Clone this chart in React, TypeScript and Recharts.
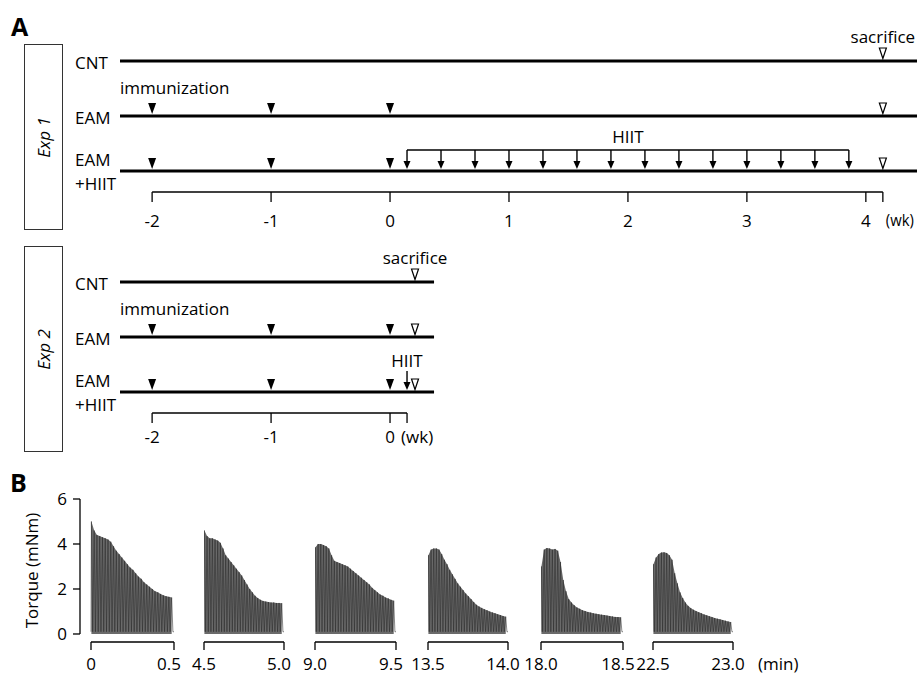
import {
  ComposedChart,
  XAxis,
  YAxis,
  Scatter,
  ReferenceLine,
  ReferenceDot,
  Area,
  Line,
} from "recharts";

const FONT = '"Open Sans", "DejaVu Sans", sans-serif';

// ---------- Panel A: protocol timelines (weeks from 3rd immunization) ----------
const rowLevels = [3, 2, 1];
const rowNames = ["CNT", "EAM", "EAM|+HIIT"];
const immunizationWeeks = [-2, -1, 0];
const immunizedRows = [2, 1];
const exp1HiitDays = [1, 3, 5, 7, 9, 11, 13, 15, 17, 19, 21, 23, 25, 27];
const exp2HiitDays = [1];
const exp1Sacrifice = 4.143;
const exp2Sacrifice = 0.21;
const exp1WeekTicks = [-2, -1, 0, 1, 2, 3, 4];
const exp2WeekTicks = [-2, -1, 0];
const exp1AxisEnd = 4.143;
const exp2AxisEnd = 0.143;
const timelineStart = -2.27;
const exp1TimelineEnd = 4.43;
const exp2TimelineEnd = 0.37;

// ---------- Panel B: torque traces, peak torque of each contraction ----------
const segmentStarts = [0, 4.5, 9.0, 13.5, 18.0, 22.5];
const torquePeaks0 = [5.0, 4.6, 4.4, 4.35, 4.3, 4.25, 4.2, 4.1, 3.9, 3.7, 3.55, 3.4, 3.25, 3.1, 2.95, 2.85, 2.7, 2.55, 2.45, 2.3, 2.2, 2.1, 2.0, 1.9, 1.85, 1.78, 1.72, 1.68, 1.65, 1.62];
const torquePeaks45 = [4.6, 4.35, 4.25, 4.25, 4.2, 4.15, 4.05, 3.8, 3.5, 3.35, 3.2, 3.05, 2.9, 2.75, 2.6, 2.4, 2.2, 2.0, 1.85, 1.7, 1.6, 1.52, 1.47, 1.44, 1.42, 1.4, 1.4, 1.38, 1.38, 1.37];
const torquePeaks90 = [3.85, 4.0, 4.0, 3.95, 3.9, 3.8, 3.5, 3.25, 3.2, 3.15, 3.1, 3.05, 3.0, 2.9, 2.8, 2.7, 2.6, 2.5, 2.4, 2.3, 2.2, 2.05, 1.95, 1.85, 1.75, 1.7, 1.62, 1.58, 1.52, 1.48];
const torquePeaks135 = [3.5, 3.75, 3.8, 3.8, 3.75, 3.55, 3.3, 3.1, 2.85, 2.65, 2.45, 2.25, 2.1, 1.95, 1.8, 1.68, 1.55, 1.42, 1.3, 1.22, 1.16, 1.1, 1.05, 1.0, 0.96, 0.92, 0.88, 0.84, 0.8, 0.77];
const torquePeaks180 = [3.0, 3.75, 3.82, 3.8, 3.75, 3.78, 3.7, 3.2, 2.4, 1.9, 1.55, 1.4, 1.28, 1.18, 1.12, 1.06, 1.02, 0.98, 0.95, 0.92, 0.9, 0.88, 0.86, 0.84, 0.82, 0.8, 0.78, 0.76, 0.75, 0.74];
const torquePeaks225 = [3.1, 3.4, 3.55, 3.62, 3.63, 3.6, 3.5, 3.3, 2.7, 2.25, 1.85, 1.6, 1.4, 1.25, 1.15, 1.08, 1.02, 0.97, 0.92, 0.87, 0.83, 0.79, 0.75, 0.71, 0.68, 0.65, 0.62, 0.59, 0.56, 0.53];
const torqueSegments = [torquePeaks0, torquePeaks45, torquePeaks90, torquePeaks135, torquePeaks180, torquePeaks225];
const troughTorque = 0.1;
const torqueTicks = [0, 2, 4, 6];

// layout of the six trace windows (px)
const segmentLeft = [91, 204, 315, 428, 541, 653];
const segmentWidth = [83, 80, 81, 80, 82, 80];
const labelShiftStart = [0, -13, -6, 0, 5, 10];
const labelShiftEnd = [-9, -5, -10, -3, 0, -1];
const yAxisGap = 11;
const Y_MIN = -0.356;

const FilledTriangle = ({ cx, cy }: any) => (
  <polygon points={`${cx - 4},${cy - 13} ${cx + 4},${cy - 13} ${cx},${cy - 2}`} fill="#000" />
);

const OpenTriangle = ({ cx, cy }: any) => (
  <polygon
    points={`${cx - 3.5},${cy - 13} ${cx + 3.5},${cy - 13} ${cx},${cy - 2.5}`}
    fill="#fff"
    stroke="#000"
    strokeWidth={1.2}
  />
);

const DownArrow = ({ cx, cy }: any) => (
  <g>
    <line x1={cx} x2={cx} y1={cy - 21} y2={cy - 9} stroke="#000" strokeWidth={1.4} />
    <polygon points={`${cx - 3.5},${cy - 10} ${cx + 3.5},${cy - 10} ${cx},${cy - 2}`} fill="#000" />
  </g>
);

const RowTick = (props: any) => {
  const { x, y, payload } = props;
  const name = rowNames[rowLevels.indexOf(payload.value)] || "";
  const lines = name.split("|");
  const style = { fontSize: 17, fontFamily: FONT, fill: "#000" };
  if (lines.length === 1) {
    return (
      <text x={x - 45} y={y + 8} {...style}>
        {name}
      </text>
    );
  }
  return (
    <g>
      <text x={x - 45} y={y - 5} {...style}>
        {lines[0]}
      </text>
      <text x={x - 45} y={y + 19} {...style}>
        {lines[1]}
      </text>
    </g>
  );
};

const WeekTick = (props: any) => {
  const { x, y, payload, wkValue, wkDx, wkLength } = props;
  const isWk = payload.value === wkValue;
  return (
    <text
      x={isWk ? x + wkDx : x}
      y={y}
      dy="0.71em"
      textAnchor={isWk ? "start" : "middle"}
      fontSize={isWk && wkLength ? 16 : 17}
      fontFamily={FONT}
      fill="#000"
      {...(isWk && wkLength ? { textLength: wkLength, lengthAdjust: "spacingAndGlyphs" } : {})}
    >
      {isWk ? "(wk)" : payload.value}
    </text>
  );
};

function Timeline({ top, hiitDays, sacrifice, weekTicks, axisEnd, lineEnd, wkDx, wkLength, tickMargin, bracket }: any) {
  const immunized = immunizedRows.flatMap((r) => immunizationWeeks.map((w) => ({ x: w, y: r })));
  const sacrificed = rowLevels.map((r) => ({ x: sacrifice, y: r }));
  const hiit = hiitDays.map((d: number) => ({ x: d / 7, y: 1 }));
  const textProps = { fontSize: 17, fontFamily: FONT, fill: "#000" };
  return (
    <div style={{ position: "absolute", left: 0, top }}>
      <ComposedChart width={917} height={237} margin={{ top: 22, right: 0, bottom: 0, left: 0 }}>
        <XAxis
          type="number"
          dataKey="x"
          domain={[timelineStart, exp1TimelineEnd]}
          allowDataOverflow
          ticks={[...weekTicks, axisEnd]}
          interval={0}
          height={45}
          tickSize={10}
          tickMargin={tickMargin}
          axisLine={false}
          tickLine={{ stroke: "#000", strokeWidth: 1.3 }}
          tick={<WeekTick wkValue={axisEnd} wkDx={wkDx} wkLength={wkLength} />}
        />
        <YAxis
          type="number"
          dataKey="y"
          domain={[0.618, 3.709]}
          allowDataOverflow
          ticks={rowLevels}
          interval={0}
          width={120}
          axisLine={false}
          tickLine={false}
          tickSize={0}
          tickMargin={0}
          tick={<RowTick />}
        />
        {rowLevels.map((r) => (
          <ReferenceLine
            key={r}
            segment={[{ x: timelineStart, y: r }, { x: lineEnd, y: r }]}
            stroke="#000"
            strokeWidth={3}
            ifOverflow="visible"
          />
        ))}
        <ReferenceLine
          segment={[{ x: weekTicks[0], y: 0.618 }, { x: axisEnd, y: 0.618 }]}
          stroke="#000"
          strokeWidth={1.3}
          ifOverflow="visible"
        />
        {bracket ? (
          <ReferenceLine
            segment={[{ x: hiitDays[0] / 7, y: 1.382 }, { x: hiitDays[hiitDays.length - 1] / 7, y: 1.382 }]}
            stroke="#000"
            strokeWidth={1.4}
            ifOverflow="visible"
            label={{ value: "HIIT", position: "top", offset: 7, ...textProps }}
          />
        ) : (
          <ReferenceDot
            x={hiitDays[0] / 7}
            y={1}
            r={0}
            stroke="none"
            ifOverflow="visible"
            label={{ value: "HIIT", position: "top", offset: 25, ...textProps }}
          />
        )}
        <ReferenceDot
          x={sacrifice}
          y={3}
          r={0}
          stroke="none"
          ifOverflow="visible"
          label={{ value: "sacrifice", position: "top", offset: 18, ...textProps }}
        />
        <ReferenceDot
          x={timelineStart}
          y={2}
          r={0}
          stroke="none"
          ifOverflow="visible"
          label={(p: any) => (
            <text x={p.viewBox.x} y={p.viewBox.y - 22} {...textProps}>
              immunization
            </text>
          )}
        />
        <Scatter data={immunized} shape={FilledTriangle} isAnimationActive={false} />
        <Scatter data={sacrificed} shape={OpenTriangle} isAnimationActive={false} />
        <Scatter data={hiit} shape={DownArrow} isAnimationActive={false} />
      </ComposedChart>
    </div>
  );
}

function buildTrace(start: number, peaks: number[]) {
  const dt = 0.5 / peaks.length;
  const rows: { t: number; v: number; env?: number }[] = [{ t: start, v: troughTorque }];
  peaks.forEach((p, i) => {
    rows.push({ t: start + (i + 0.15) * dt, v: p, env: p });
    rows.push({ t: start + (i + 0.6) * dt, v: troughTorque });
  });
  rows.push({ t: start + 0.5, v: troughTorque });
  return rows;
}

const MinuteTick = (props: any) => {
  const { x, y, payload, start, index } = props;
  const isStart = payload.value === start;
  const shift = isStart ? labelShiftStart[index] : labelShiftEnd[index];
  const v = payload.value;
  return (
    <text x={x + shift} y={y} dy="0.71em" textAnchor="middle" fontSize={17} fontFamily={FONT} fill="#000">
      {v === 0 ? "0" : v.toFixed(1)}
    </text>
  );
};

function TorqueSegment({ index }: { index: number }) {
  const start = segmentStarts[index];
  const rows = buildTrace(start, torqueSegments[index]);
  const first = index === 0;
  const last = index === segmentStarts.length - 1;
  const yAxisWidth = 80;
  const padL = first ? yAxisWidth : 18;
  const padR = last ? 80 : 18;
  const plotWidth = segmentWidth[index] + (first ? yAxisGap : 0);
  const domainStart = first ? start - (0.5 * yAxisGap) / segmentWidth[index] : start;
  const chartLeft = first ? 0 : segmentLeft[index] - padL;
  const axisStyle = { stroke: "#000", strokeWidth: 1.3 };
  return (
    <div style={{ position: "absolute", left: chartLeft, top: 479 }}>
      <ComposedChart
        width={padL + plotWidth + padR}
        height={195}
        data={rows}
        margin={{ top: 20, right: padR, bottom: 0, left: first ? 0 : padL }}
      >
        <XAxis
          type="number"
          dataKey="t"
          domain={[domainStart, start + 0.5]}
          allowDataOverflow
          ticks={[start, start + 0.5]}
          interval={0}
          height={32}
          tickSize={8}
          tickMargin={8}
          axisLine={false}
          tickLine={axisStyle}
          tick={<MinuteTick start={start} index={index} />}
          label={
            last
              ? (p: any) => (
                  <text
                    x={p.viewBox.x + p.viewBox.width + 25}
                    y={p.viewBox.y + 28}
                    fontSize={17}
                    fontFamily={FONT}
                    fill="#000"
                  >
                    (min)
                  </text>
                )
              : undefined
          }
        />
        <YAxis
          hide={!first}
          type="number"
          domain={[Y_MIN, 6]}
          allowDataOverflow
          ticks={torqueTicks}
          interval={0}
          width={yAxisWidth}
          tickSize={7}
          tickMargin={6}
          axisLine={{ ...axisStyle, strokeDasharray: "135 60" }}
          tickLine={axisStyle}
          tick={{ fontSize: 17, fill: "#000", fontFamily: FONT }}
          label={{
            value: "Torque (mNm)",
            angle: -90,
            position: "insideLeft",
            offset: 32,
            style: { textAnchor: "middle" },
            fontSize: 17,
            fontFamily: FONT,
            fill: "#000",
          }}
        />
        <ReferenceLine
          segment={[{ x: start, y: Y_MIN }, { x: start + 0.5, y: Y_MIN }]}
          stroke="#000"
          strokeWidth={1.3}
          ifOverflow="visible"
        />
        <Area
          type="linear"
          dataKey="env"
          connectNulls
          fill="#6a6a6a"
          fillOpacity={1}
          stroke="none"
          isAnimationActive={false}
        />
        <Line
          type="linear"
          dataKey="v"
          stroke="#2a2a2a"
          strokeWidth={0.55}
          dot={false}
          isAnimationActive={false}
        />
      </ComposedChart>
    </div>
  );
}

const boxStyle = (top: number, height: number): any => ({
  position: "absolute",
  left: 24,
  top,
  width: 37,
  height,
  border: "1.5px solid #333",
  display: "flex",
  alignItems: "center",
  justifyContent: "center",
});

export default function App() {
  return (
    <div
      style={{
        position: "absolute",
        left: 0,
        top: 0,
        width: 917,
        height: 674,
        background: "#fff",
        fontFamily: FONT,
        overflow: "hidden",
      }}
    >
      <div style={{ position: "absolute", left: 11, top: 9, fontSize: 25, fontWeight: 700 }}>A</div>
      <div style={{ position: "absolute", left: 10, top: 465, fontSize: 25, fontWeight: 700 }}>B</div>

      <div style={boxStyle(44, 184)}>
        <div style={{ transform: "rotate(-90deg)", fontStyle: "italic", fontSize: 17, whiteSpace: "nowrap" }}>
          Exp 1
        </div>
      </div>
      <div style={boxStyle(246, 204)}>
        <div style={{ transform: "rotate(-90deg)", fontStyle: "italic", fontSize: 17, whiteSpace: "nowrap" }}>
          Exp 2
        </div>
      </div>

      <Timeline
        top={0}
        hiitDays={exp1HiitDays}
        sacrifice={exp1Sacrifice}
        weekTicks={exp1WeekTicks}
        axisEnd={exp1AxisEnd}
        lineEnd={exp1TimelineEnd}
        wkDx={3}
        wkLength={28}
        tickMargin={13}
        bracket
      />
      <Timeline
        top={221}
        hiitDays={exp2HiitDays}
        sacrifice={exp2Sacrifice}
        weekTicks={exp2WeekTicks}
        axisEnd={exp2AxisEnd}
        lineEnd={exp2TimelineEnd}
        wkDx={-6}
        tickMargin={8}
        bracket={false}
      />

      {segmentStarts.map((s, i) => (
        <TorqueSegment key={s} index={i} />
      ))}
    </div>
  );
}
********
TASK DESCRIPTION: Repeat exactly and only the lines from the start of the data above through the line that holds "const exp2TimelineEnd = 0.37;", inclusive. Pictures do not belong in the copy.

ANSWER TO THE TASK:
Clone this chart in React, TypeScript and Recharts.
import {
  ComposedChart,
  XAxis,
  YAxis,
  Scatter,
  ReferenceLine,
  ReferenceDot,
  Area,
  Line,
} from "recharts";

const FONT = '"Open Sans", "DejaVu Sans", sans-serif';

// ---------- Panel A: protocol timelines (weeks from 3rd immunization) ----------
const rowLevels = [3, 2, 1];
const rowNames = ["CNT", "EAM", "EAM|+HIIT"];
const immunizationWeeks = [-2, -1, 0];
const immunizedRows = [2, 1];
const exp1HiitDays = [1, 3, 5, 7, 9, 11, 13, 15, 17, 19, 21, 23, 25, 27];
const exp2HiitDays = [1];
const exp1Sacrifice = 4.143;
const exp2Sacrifice = 0.21;
const exp1WeekTicks = [-2, -1, 0, 1, 2, 3, 4];
const exp2WeekTicks = [-2, -1, 0];
const exp1AxisEnd = 4.143;
const exp2AxisEnd = 0.143;
const timelineStart = -2.27;
const exp1TimelineEnd = 4.43;
const exp2TimelineEnd = 0.37;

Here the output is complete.